Ada juga yang melihat fenomena ini sebagai bahaya teologis baru, ketika batu dipercaya menjadi jalan kesejahteraan dan kebahagiaan. Ada juga yang membaca ini sebagai pesan serius dari kegagalan pemerintah lokal membuka lapangan kerja yang lebih produktif dan rasional bagi warga dibandingkan harus mengorek-korek tanah mencari yang belum pasti. Di Aceh saja, saat ini tak kurang 20 ribu orang terlibat bisnis ini, mulai penggali, pengepul, tukang asah, pembuatan ikatan cincin, pedagang eceran sehingga industri kartel yang berkuasa membuat iklan untuk melangitkan harga.

Tak sedikit orang mengaitkan buruknya kinerja pemerintah Aceh dengan fenomena suburnya praktik gali tanah seperti sekarang ini. Di atas bumi tak ada kesejahteraan, sehingga harus merunduk ke dalam bumi. Menjelang tiga tahun rapor pemerintah Aceh warna terlihat semakin merah dalam menunaikan rencana pembangunan jarak menengah yang telah disusun.

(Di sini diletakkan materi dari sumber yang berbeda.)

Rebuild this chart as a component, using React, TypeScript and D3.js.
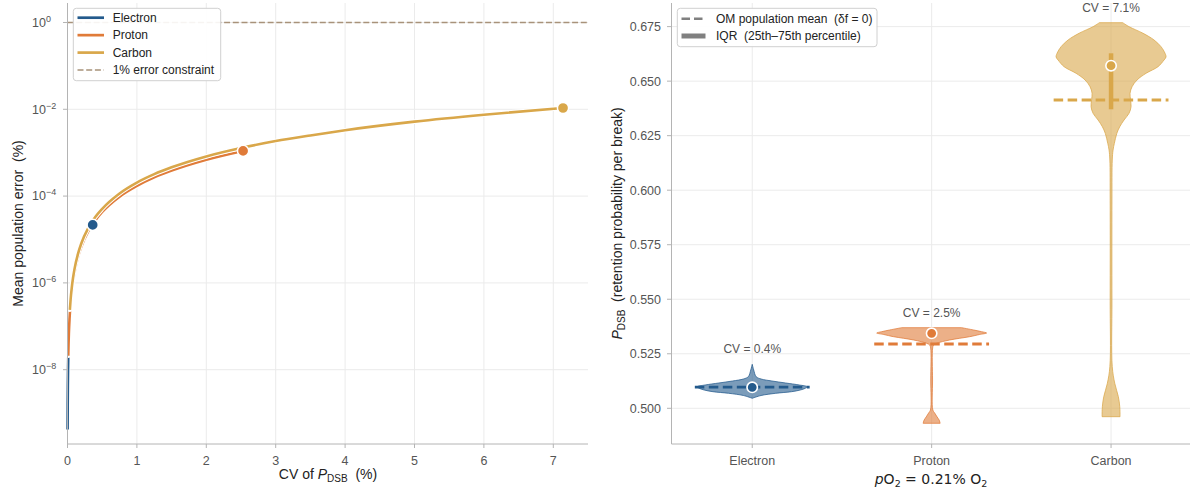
import React from 'react';
import * as d3 from 'd3';

const W = 1198, H = 495;
const FONT = '"Liberation Sans", Arial, Helvetica, sans-serif';

const species = ['Electron', 'Proton', 'Carbon'];
const colors = ['#235a8c', '#e07b39', '#d9a74a'];
const constraintColor = '#a8927a';

// ---- Left panel: mean population error vs CV ----
const electronCV = [0.0016, 0.003, 0.005, 0.008, 0.012, 0.02, 0.03, 0.05, 0.075, 0.1, 0.15, 0.2, 0.25, 0.3, 0.363];
const electronErr = [4.2e-10, 1.5e-9, 4.1e-9, 1.06e-8, 2.4e-8, 6.6e-8, 1.5e-7, 4.1e-7, 9.3e-7, 1.65e-6, 3.7e-6, 6.6e-6, 1.03e-5, 1.49e-5, 2.17e-5];

const protonCV = [0.011, 0.015, 0.02, 0.03, 0.05, 0.075, 0.1, 0.15, 0.2, 0.3, 0.4, 0.5, 0.75, 1.0, 1.25, 1.5, 2.0, 2.53];
const protonErr = [2.1e-8, 3.9e-8, 6.9e-8, 1.55e-7, 4.3e-7, 9.7e-7, 1.72e-6, 3.9e-6, 6.9e-6, 1.55e-5, 2.75e-5, 4.3e-5, 9.7e-5, 1.72e-4, 2.7e-4, 3.87e-4, 6.9e-4, 1.1e-3];

const carbonCV = [0.034, 0.045, 0.06, 0.08, 0.1, 0.15, 0.2, 0.3, 0.4, 0.5, 0.75, 1.0, 1.25, 1.5, 2.0, 2.5, 3.0, 3.5, 4.0, 5.0, 6.0, 7.14];
const carbonErr = [2.4e-7, 4.2e-7, 7.4e-7, 1.31e-6, 2.05e-6, 4.6e-6, 8.2e-6, 1.85e-5, 3.3e-5, 5.1e-5, 1.15e-4, 2.05e-4, 3.2e-4, 4.6e-4, 8.2e-4, 1.28e-3, 1.85e-3, 2.5e-3, 3.3e-3, 5.2e-3, 7.5e-3, 1.07e-2];

const constraintValue = 1.0;
const xTicksLeft = [0, 1, 2, 3, 4, 5, 6, 7];
const yTickExpLeft = [0, -2, -4, -6, -8];
const legendLeft = ['Electron', 'Proton', 'Carbon', '1% error constraint'];

// ---- Right panel: violin profiles of P_DSB ----
const electronViolinV = [0.52017, 0.51756, 0.51449, 0.51343, 0.51252, 0.5116, 0.51068, 0.5099, 0.50917, 0.50839, 0.50761, 0.50688, 0.50587, 0.50459];
const electronViolinD = [0, 1.5, 4, 9, 20, 34, 48, 56, 54, 49, 40, 24, 9, 0];

const protonViolinV = [0.53696, 0.5359, 0.53512, 0.53453, 0.53384, 0.53283, 0.53132, 0.5298, 0.52902, 0.52765, 0.51298, 0.49922, 0.49785, 0.49601, 0.49464, 0.49312];
const protonViolinD = [30, 42, 50, 55, 48, 38, 18, 5, 2, 1, 0.9, 1.2, 3, 5.5, 7.5, 8.5];

const carbonViolinV = [0.6768, 0.67497, 0.67194, 0.66887, 0.6658, 0.66277, 0.66107, 0.6597, 0.65663, 0.6536, 0.65053, 0.64745, 0.64443, 0.64136, 0.63828, 0.63526, 0.63219, 0.62911, 0.62609, 0.6215, 0.61843, 0.61385, 0.59551, 0.54966, 0.51907, 0.51146, 0.50532, 0.50073, 0.49615];
const carbonViolinD = [11.7, 18, 32, 43, 50, 54, 55, 53, 47, 35, 26, 21, 19, 19.5, 20, 18, 13, 8.7, 5.8, 3.3, 2, 1.2, 0.9, 0.9, 1.2, 3.7, 7.3, 8.7, 9];

const medians = [0.50963, 0.53439, 0.65708];
const means = [0.5097, 0.52948, 0.64136];
const q25 = [0.5093, 0.5338, 0.63709];
const q75 = [0.51, 0.5352, 0.66277];
const cvLabels = ['CV = 0.4%', 'CV = 2.5%', 'CV = 7.1%'];
const yTicksRight = [0.5, 0.525, 0.55, 0.575, 0.6, 0.625, 0.65, 0.675];
const legendRight = ['OM population mean  (δf = 0)', 'IQR  (25th–75th percentile)'];

const GRID = '#ebebeb';
const SPINE = '#b4b4b4';
const TICKTXT = '#555';

export default function App() {
  // left scales
  const xL = d3.scaleLinear().domain([0, 7.5]).range([67.5, 588]);
  const yL = d3.scaleLog().domain([Math.pow(10, -9.712), Math.pow(10, 0.449)]).range([444, 3]);
  // right scales
  const xR = d3.scaleLinear().domain([-0.45, 2.44]).range([671.5, 1190]);
  const yR = d3.scaleLinear().domain([0.48363, 0.68583]).range([444, 3]);
  const catW = xR(1) - xR(0);
  const violinHalf = 0.3064 * catW;
  const meanHalf = 0.32 * catW;

  const curves = [
    { cv: electronCV, err: electronErr },
    { cv: protonCV, err: protonErr },
    { cv: carbonCV, err: carbonErr },
  ];
  const line = d3.line<[number, number]>()
    .x((d) => xL(d[0]))
    .y((d) => yL(d[1]))
    .curve(d3.curveMonotoneX);

  const violins = [
    { v: electronViolinV, d: electronViolinD },
    { v: protonViolinV, d: protonViolinD },
    { v: carbonViolinV, d: carbonViolinD },
  ];

  const top = 3, bottom = 444;

  return (
    <svg width={W} height={H} style={{ position: 'absolute', left: 0, top: 0, background: '#fff' }} fontFamily={FONT}>
      <rect x={0} y={0} width={W} height={H} fill="#fff" />
      {/* ===== LEFT PANEL ===== */}
      <g>
        {xTicksLeft.map((t) => (
          <line key={'gx' + t} x1={xL(t)} x2={xL(t)} y1={top} y2={bottom} stroke={GRID} strokeWidth={1} />
        ))}
        {yTickExpLeft.map((e) => (
          <line key={'gy' + e} x1={67.5} x2={588} y1={yL(Math.pow(10, e))} y2={yL(Math.pow(10, e))} stroke={GRID} strokeWidth={1} />
        ))}
        <line x1={67.5} x2={588} y1={yL(constraintValue)} y2={yL(constraintValue)} stroke={constraintColor} strokeWidth={1.5} strokeDasharray="6,2.7" />
        {curves.map((c, i) => {
          const pts = c.cv.map((v, j) => [v, c.err[j]] as [number, number]);
          return (
            <g key={'c' + i}>
              <path d={line(pts) || ''} fill="none" stroke="#fff" strokeWidth={4.6} strokeLinecap="round" />
              <path d={line(pts) || ''} fill="none" stroke={colors[i]} strokeWidth={2.6} />
            </g>
          );
        })}
        {curves.map((c, i) => {
          const n = c.cv.length - 1;
          return <circle key={'dot' + i} cx={xL(c.cv[n])} cy={yL(c.err[n])} r={5.6} fill={colors[i]} stroke="#fff" strokeWidth={1.5} />;
        })}
        {/* spines */}
        <line x1={67.5} x2={67.5} y1={top} y2={bottom} stroke={SPINE} strokeWidth={1} />
        <line x1={67.5} x2={588} y1={bottom} y2={bottom} stroke={SPINE} strokeWidth={1} />
        {xTicksLeft.map((t) => (
          <g key={'xt' + t}>
            <line x1={xL(t)} x2={xL(t)} y1={bottom} y2={bottom + 4} stroke={SPINE} />
            <text x={xL(t)} y={465} textAnchor="middle" fontSize={12.5} fill={TICKTXT}>{t}</text>
          </g>
        ))}
        {yTickExpLeft.map((e) => {
          const y = yL(Math.pow(10, e));
          return (
            <g key={'yt' + e}>
              <line x1={63} x2={67.5} y1={y} y2={y} stroke={SPINE} />
              <text x={32} y={y + 4.4} textAnchor="start" fontSize={12.5} fill={TICKTXT}>
                10<tspan dy={-5} fontSize={9}>{e === 0 ? '0' : '−' + Math.abs(e)}</tspan>
              </text>
            </g>
          );
        })}
        <text transform="translate(23.3,223.5) rotate(-90)" textAnchor="middle" fontSize={14} fill="#222" xmlSpace="preserve">
          Mean population error  (%)
        </text>
        <text x={328} y={478.5} textAnchor="middle" fontSize={14} fill="#222" xmlSpace="preserve">
          CV of <tspan fontStyle="italic">P</tspan><tspan fontSize={10} dy={3}>DSB</tspan><tspan dy={-3}>  (%)</tspan>
        </text>
        {/* legend */}
        <rect x={73.3} y={8.3} width={147.4} height={72.4} rx={3} fill="#fff" fillOpacity={0.9} stroke="#d0d0d0" strokeWidth={1} />
        {legendLeft.map((lab, i) => {
          const y = 17.7 + i * 17.45;
          const isC = i === 3;
          return (
            <g key={'lg' + i}>
              <line x1={77.5} x2={104} y1={y} y2={y} stroke={isC ? constraintColor : colors[i]} strokeWidth={isC ? 1.5 : 2.7} strokeDasharray={isC ? '6,2.7' : undefined} />
              <text x={112.7} y={y + 4.2} fontSize={12} fill="#222">{lab}</text>
            </g>
          );
        })}
      </g>

      {/* ===== RIGHT PANEL ===== */}
      <g>
        {yTicksRight.map((t) => (
          <line key={'rgy' + t} x1={671.5} x2={1190} y1={yR(t)} y2={yR(t)} stroke={GRID} strokeWidth={1} />
        ))}
        {species.map((s, i) => (
          <line key={'rgx' + s} x1={xR(i)} x2={xR(i)} y1={top} y2={bottom} stroke={GRID} strokeWidth={1} />
        ))}
        {violins.map((vi, i) => {
          const cx = xR(i);
          const maxD = d3.max(vi.d) || 1;
          const pts = vi.v.map((v, j) => ({ v, w: vi.d[j] / maxD }));
          const area = d3.area<{ v: number; w: number }>()
            .y((d) => yR(d.v))
            .x0((d) => cx - d.w * violinHalf)
            .x1((d) => cx + d.w * violinHalf)
            .curve(d3.curveCatmullRom.alpha(0.5));
          return (
            <g key={'vio' + i}>
              <path d={area(pts) || ''} fill={colors[i]} fillOpacity={0.6} stroke={colors[i]} strokeOpacity={0.75} strokeWidth={1} />
              <line x1={cx} x2={cx} y1={yR(q25[i])} y2={yR(q75[i])} stroke={colors[i]} strokeWidth={4.5} />
              <line x1={cx - meanHalf} x2={cx + meanHalf} y1={yR(means[i])} y2={yR(means[i])} stroke={colors[i]} strokeWidth={2.8} strokeDasharray="9.5,4.5" />
              <circle cx={cx} cy={yR(medians[i])} r={5.2} fill={colors[i]} stroke="#fff" strokeWidth={1.6} />
              <text x={cx} y={yR(d3.max(vi.v) || 0) - 11} textAnchor="middle" fontSize={12} fill={TICKTXT}>{cvLabels[i]}</text>
            </g>
          );
        })}
        {/* spines */}
        <line x1={671.5} x2={671.5} y1={top} y2={bottom} stroke={SPINE} strokeWidth={1} />
        <line x1={671.5} x2={1190} y1={bottom} y2={bottom} stroke={SPINE} strokeWidth={1} />
        {yTicksRight.map((t) => (
          <g key={'ryt' + t}>
            <line x1={667} x2={671.5} y1={yR(t)} y2={yR(t)} stroke={SPINE} />
            <text x={661} y={yR(t) + 4.4} textAnchor="end" fontSize={12.5} fill={TICKTXT}>{t.toFixed(3)}</text>
          </g>
        ))}
        {species.map((s, i) => (
          <g key={'rxt' + s}>
            <line x1={xR(i)} x2={xR(i)} y1={bottom} y2={bottom + 4} stroke={SPINE} />
            <text x={xR(i)} y={465} textAnchor="middle" fontSize={12.5} fill={TICKTXT}>{s}</text>
          </g>
        ))}
        <text transform="translate(622,223.5) rotate(-90)" textAnchor="middle" fontSize={14} fill="#222" xmlSpace="preserve">
          <tspan fontStyle="italic">P</tspan><tspan fontSize={10} dy={3}>DSB</tspan><tspan dy={-3}>  (retention probability per break)</tspan>
        </text>
        <text x={931} y={484} textAnchor="middle" fontSize={14} fill="#222" fontFamily='"DejaVu Sans", sans-serif' xmlSpace="preserve">
          <tspan fontStyle="italic">p</tspan>O<tspan fontSize={9.5} dy={3}>2</tspan><tspan dy={-3}> = 0.21% O</tspan><tspan fontSize={9.5} dy={3}>2</tspan>
        </text>
        {/* legend */}
        <rect x={677.3} y={8.3} width={199.7} height={38.4} rx={3} fill="#fff" fillOpacity={0.9} stroke="#d0d0d0" strokeWidth={1} />
        <line x1={681.5} x2={705.5} y1={18.7} y2={18.7} stroke="#808080" strokeWidth={2.6} strokeDasharray="8.5,4" />
        <text x={716} y={22.9} fontSize={12} fill="#222" xmlSpace="preserve">{legendRight[0]}</text>
        <line x1={681.5} x2={705.5} y1={36} y2={36} stroke="#808080" strokeWidth={5} />
        <text x={716} y={40.2} fontSize={12} fill="#222" xmlSpace="preserve">{legendRight[1]}</text>
      </g>
    </svg>
  );
}
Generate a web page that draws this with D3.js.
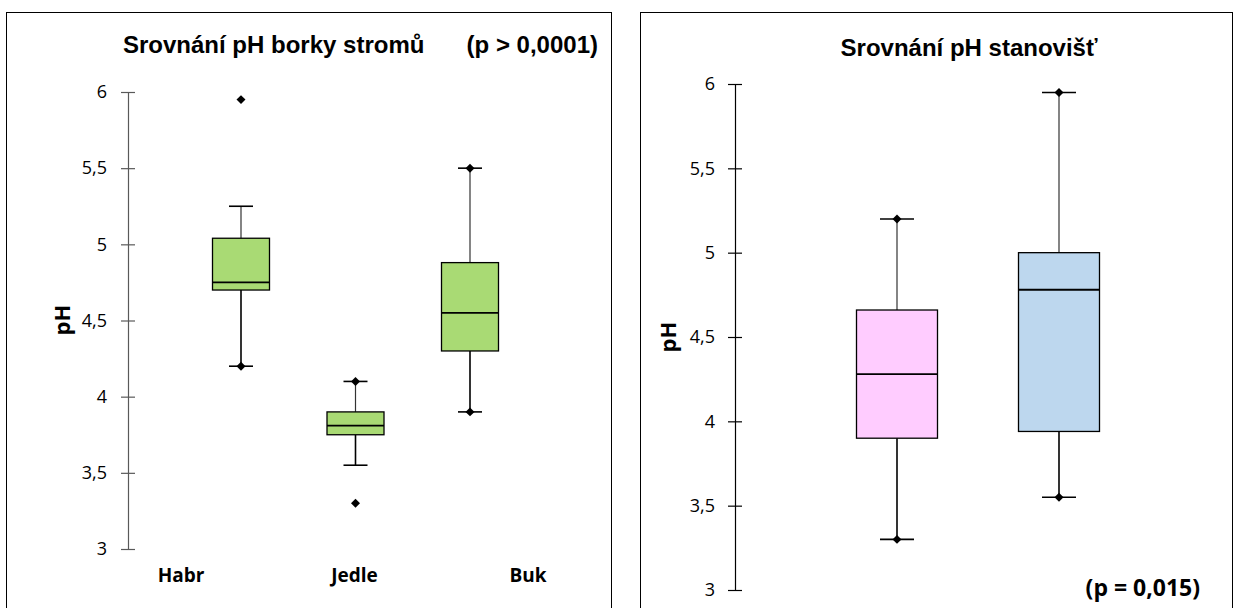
<!DOCTYPE html>
<meta charset="utf-8">
<script src="https://d3js.org/d3.v7.min.js"></script>
<style>
  body { margin: 0; background: #fff; }
  .tick text { font-family: "Open Sans", "Noto Sans", sans-serif; }
</style>
<div id="chart"></div>
<script>
// ---- data: left panel (bark pH per tree species)
var trees = ["Habr", "Jedle", "Buk"];
var treeQ1 = [4.70, 3.75, 4.30];
var treeMed = [4.75, 3.81, 4.55];
var treeQ3 = [5.04, 3.90, 4.88];
var treeLow = [4.20, 3.55, 3.90];
var treeHigh = [5.25, 4.10, 5.50];
var treeMin = [4.20, 3.30, 3.90];
var treeMax = [5.95, 4.10, 5.50];

// ---- data: right panel (site pH)
var sites = ["A", "B"];
var siteQ1 = [3.90, 3.94];
var siteMed = [4.28, 4.78];
var siteQ3 = [4.66, 5.00];
var siteLow = [3.30, 3.55];
var siteHigh = [5.20, 5.95];
var siteMin = [3.30, 3.55];
var siteMax = [5.20, 5.95];
var siteColors = ["#ffccff", "#bdd7ee"];

var yTicks = [3, 3.5, 4, 4.5, 5, 5.5, 6];
var fmt = function (d) { return String(d).replace(".", ","); };

var svg = d3.select("#chart").append("svg")
    .attr("width", 1238).attr("height", 608);

// panel frames
svg.append("rect").attr("x", 6.5).attr("y", 12.5).attr("width", 605).attr("height", 610)
    .attr("fill", "none").attr("stroke", "#000").attr("stroke-width", 1);
svg.append("rect").attr("x", 640.5).attr("y", 12.5).attr("width", 592).attr("height", 610)
    .attr("fill", "none").attr("stroke", "#000").attr("stroke-width", 1);

function drawBoxes(g, cats, x, y, q1, med, q3, low, high, mn, mx, fill, boxW, capW) {
    var rows = cats.map(function (c, i) {
        return {c: c, q1: q1[i], med: med[i], q3: q3[i], low: low[i], high: high[i],
                min: mn[i], max: mx[i], fill: typeof fill === "string" ? fill : fill[i]};
    });
    var b = g.selectAll(".box").data(rows).enter().append("g");
    // whiskers
    b.append("line").attr("x1", function (d) { return x(d.c); }).attr("x2", function (d) { return x(d.c); })
        .attr("y1", function (d) { return y(d.high); }).attr("y2", function (d) { return y(d.q3); })
        .attr("stroke", "#333").attr("stroke-width", 1.2);
    b.append("line").attr("x1", function (d) { return x(d.c); }).attr("x2", function (d) { return x(d.c); })
        .attr("y1", function (d) { return y(d.q1); }).attr("y2", function (d) { return y(d.low); })
        .attr("stroke", "#000").attr("stroke-width", 1.6);
    // caps
    ["high", "low"].forEach(function (k) {
        b.append("line").attr("x1", function (d) { return x(d.c) - capW / 2; })
            .attr("x2", function (d) { return x(d.c) + capW / 2; })
            .attr("y1", function (d) { return y(d[k]); }).attr("y2", function (d) { return y(d[k]); })
            .attr("stroke", "#000").attr("stroke-width", 1.6);
    });
    // box
    b.append("rect").attr("x", function (d) { return x(d.c) - boxW / 2; })
        .attr("y", function (d) { return y(d.q3); })
        .attr("width", boxW).attr("height", function (d) { return y(d.q1) - y(d.q3); })
        .attr("fill", function (d) { return d.fill; })
        .attr("stroke", "#000").attr("stroke-width", 1.3);
    b.append("line").attr("x1", function (d) { return x(d.c) - boxW / 2; })
        .attr("x2", function (d) { return x(d.c) + boxW / 2; })
        .attr("y1", function (d) { return y(d.med); }).attr("y2", function (d) { return y(d.med); })
        .attr("stroke", "#000").attr("stroke-width", 1.8);
    // min / max markers (square turned 45 degrees)
    var sym = d3.symbol().type(d3.symbolSquare).size(40);
    ["min", "max"].forEach(function (k) {
        b.append("path").attr("d", sym)
            .attr("transform", function (d) { return "translate(" + x(d.c) + "," + y(d[k]) + ") rotate(45)"; })
            .attr("fill", "#000");
    });
}

function drawAxis(g, xPos, y, color, pad) {
    var ax = g.append("g").attr("transform", "translate(" + xPos + ",0)")
        .call(d3.axisLeft(y).tickValues(yTicks).tickFormat(fmt).tickSize(0).tickPadding(pad));
    ax.select(".domain").attr("stroke", color).attr("stroke-width", 1.2);
    ax.selectAll(".tick line").remove();
    ax.selectAll(".tick").append("line").attr("x1", -7).attr("x2", 7)
        .attr("stroke", color).attr("stroke-width", 1.2);
    ax.selectAll(".tick text").attr("font-size", 18).attr("fill", "#000");
}

// ---- left panel
var yL = d3.scaleLinear().domain([3, 6]).range([549, 92]);
var xL = d3.scalePoint().domain(trees).range([241, 470]);
var xLabL = d3.scalePoint().domain(trees).range([181, 528]);
var gL = svg.append("g");
drawAxis(gL, 128, yL, "#595959", 21);
drawBoxes(gL, trees, xL, yL, treeQ1, treeMed, treeQ3, treeLow, treeHigh, treeMin, treeMax, "#a9da74", 57, 24);
gL.selectAll(".cat").data(trees).enter().append("text")
    .attr("x", function (d) { return xLabL(d); }).attr("y", 582)
    .attr("text-anchor", "middle").attr("font-family", "Open Sans, sans-serif")
    .attr("font-weight", "bold").attr("font-size", 19).text(function (d) { return d; });
gL.append("text").attr("x", 123).attr("y", 53)
    .attr("font-family", "Liberation Sans, Arial, sans-serif").attr("font-weight", "bold")
    .attr("font-size", 24).text("Srovnání pH borky stromů");
gL.append("text").attr("x", 598).attr("y", 53).attr("text-anchor", "end")
    .attr("font-family", "Liberation Sans, Arial, sans-serif").attr("font-weight", "bold")
    .attr("font-size", 24).text("(p > 0,0001)");
gL.append("text").attr("transform", "translate(70,320) rotate(-90)").attr("text-anchor", "middle")
    .attr("font-family", "Open Sans, sans-serif").attr("font-weight", "bold")
    .attr("font-size", 22).text("pH");

// ---- right panel
var yR = d3.scaleLinear().domain([3, 6]).range([590, 84]);
var xR = d3.scalePoint().domain(sites).range([897, 1059]);
var gR = svg.append("g");
drawAxis(gR, 735, yR, "#000", 20);
drawBoxes(gR, sites, xR, yR, siteQ1, siteMed, siteQ3, siteLow, siteHigh, siteMin, siteMax, siteColors, 81, 34);
gR.append("text").attr("x", 969).attr("y", 56).attr("text-anchor", "middle")
    .attr("font-family", "Liberation Sans, Arial, sans-serif").attr("font-weight", "bold")
    .attr("font-size", 24).text("Srovnání pH stanovišť");
gR.append("text").attr("x", 1200).attr("y", 596).attr("text-anchor", "end")
    .attr("font-family", "Open Sans, sans-serif").attr("font-weight", "bold")
    .attr("font-size", 23).text("(p = 0,015)");
gR.append("text").attr("transform", "translate(676,337) rotate(-90)").attr("text-anchor", "middle")
    .attr("font-family", "Open Sans, sans-serif").attr("font-weight", "bold")
    .attr("font-size", 22).text("pH");
</script>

Padahal ukuran-ukuran yang digunakan sangat minimal, berbeda dengan iklan ketika janji kampanye yang bombastis.

Di sisi lain, batu giok sudah berdarah. Harus bisa dipikirkan regulasi yang jauh dari semangat pemadam kebakaran karena imajinasi terbatas dan antena pendek. Harus ditempuh kebijakan yang bisa mengurai masalah batu ini sebagai jalan kebaikan bagi masyarakat dan lingkungan secara politik, kultural, dan ekonomi. Terhadap proses ekspolitasinya harus memperhatikan keseimbangan ekologis.

Demikian pula jaring-jaring perdagangannya harus menguntungkan pekerja hulu dan juga penduduk lokal. Skema perdagangan dalam film Blood Diamond adalah khas hunusan kapitalisme yang kejam, dimana lapis paling dasar adalah perbudakan dan pemerkosaan, dan lapis paling atas adalah raja penentu kesenangan (hedonisme) --tipikal bisnis ekstraktif.

Yang paling penting, terutama bagi daerah yang terdepan merumuskan moral dan etiket sosial, fenomena batu ini jangan membuka peluang pada “kemusyrikan” baru, akibat masyarakat gagal menggunakan akal sehat, malah mentahyulkan batu. Iman tanpa nalar, pasti hanya kelakar. In giok we trust!